Kim Heidenreich, PhD

Kim Heidenreich, PhD

Heidenreich and Corser-Jensen

 One second—a lifetime of consequences

At least 1.7 million American civilians suffer a TBI each year, most frequently from motor vehicle accidents, falls and sports injuries. As much as 20 percent of the 2.3 million troops deployed to Iraq and Afghanistan since 2001 have suffered a TBI after exposure to an IED. Although the initial injury might just take a second, the brain damage resulting from a TBI evolves over time—hours, days, years or a lifetime—and extends beyond the initial site of injury.
The multiple events that occur after the initial injury—including inflammation, brain swelling and death of brain cells—are collectively referred to as secondary brain injury. Secondary brain injury can lead to death and ultimately contributes to long-term physical, cognitive, behavioral and emotional impairments months to years after the TBI. TBI is known to increase the risk of developing epilepsy and Alzheimer’s disease (AD). More recently, there is evidence that repetitive TBI is associated with chronic traumatic encephalopathy, a neurodegenerative disorder with similarities to AD.

What if early intervention could minimize the consequences of secondary injury? In the past decades, clinical trials of potential treatments for secondary brain injury have left researchers disillusioned. But Heidenreich frequently uses the word “exciting” when she talks about a class of drugs called FLAP (5-Lipoxygenase-activating protein) inhibitors, which are being developed for use in treating asthma but might also be used either before or after a TBI to mitigate the seriousness of secondary injury.

A Eureka moment

Heidenreich traces her current research back to a Eureka moment when a former graduate student, co-mentored with Robert Murphy, PhD, was investigating whether leukotrienes (small lipid molecules that contribute to inflammatory reactions in different parts of the body, including the lungs) could be made in the brain.

“The student discovered that an uninjured brain has no leukotrienes,” said Heidenreich, “but once the brain was injured and white blood cells infiltrated the brain, sure enough, the brain made leukotrienes.”
The next step was to figure out a way to block the leukotrienes from being created after a TBI. Researchers were already doing clinical trials with FLAP inhibitors to block leukotrienes during asthma attacks. Heidenreich’s research shows that the same class of drugs when administered before or after a TBI blocks leukotriene production and decreases secondary brain injury after TBI.
In short, treatments already being developed for asthma could lead to improved outcomes for victims of TBI.

Too simple?

To those who might think that it’s just too simplistic to think that individuals at high risk for TBI could take a preventive pill, Heidenreich has a straightforward answer: “The simplicity of the approach may, in fact, contribute to its success.”
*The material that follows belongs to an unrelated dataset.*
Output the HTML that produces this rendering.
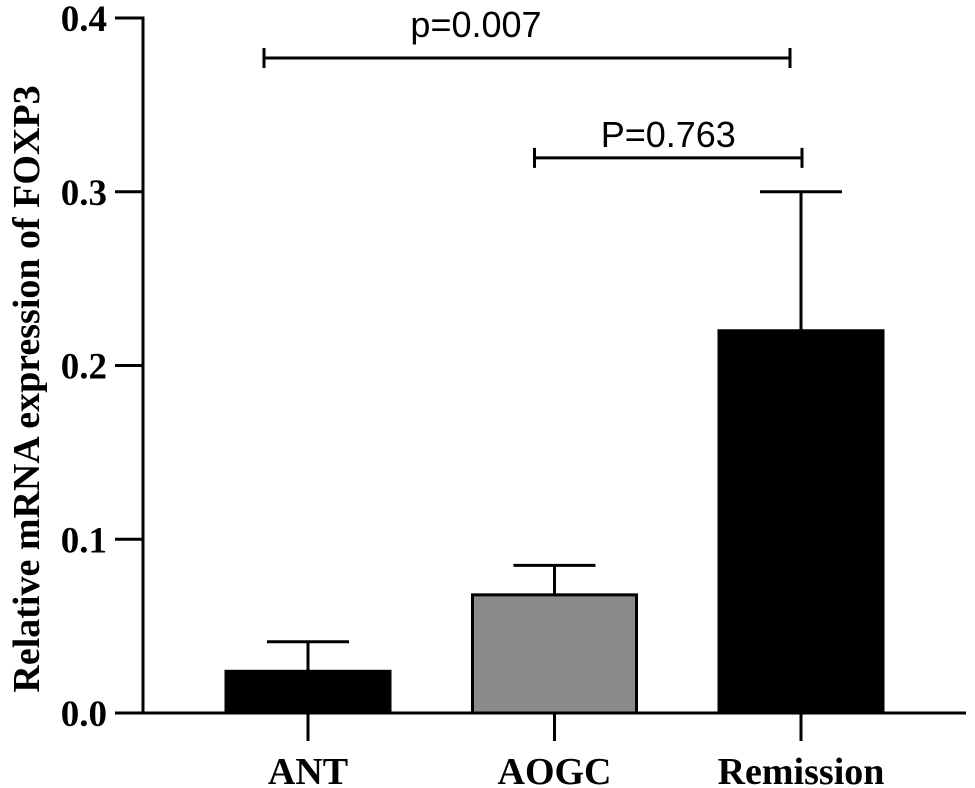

So Heidenreich—who has already received funding from the CU School of Medicine Center for NeuroScience and from the Colorado TBI Trust Fund—is seeking funding and approval to take her TBI research to the next step: clinical trials. She is also talking with the United States Department of Defense about the implications that her research could have for active members of the military who are exposed to frequent explosions.
Meanwhile, she envisions a day when the devastating results of TBI might be mitigated by prevention and early intervention—with a simple pill or injection.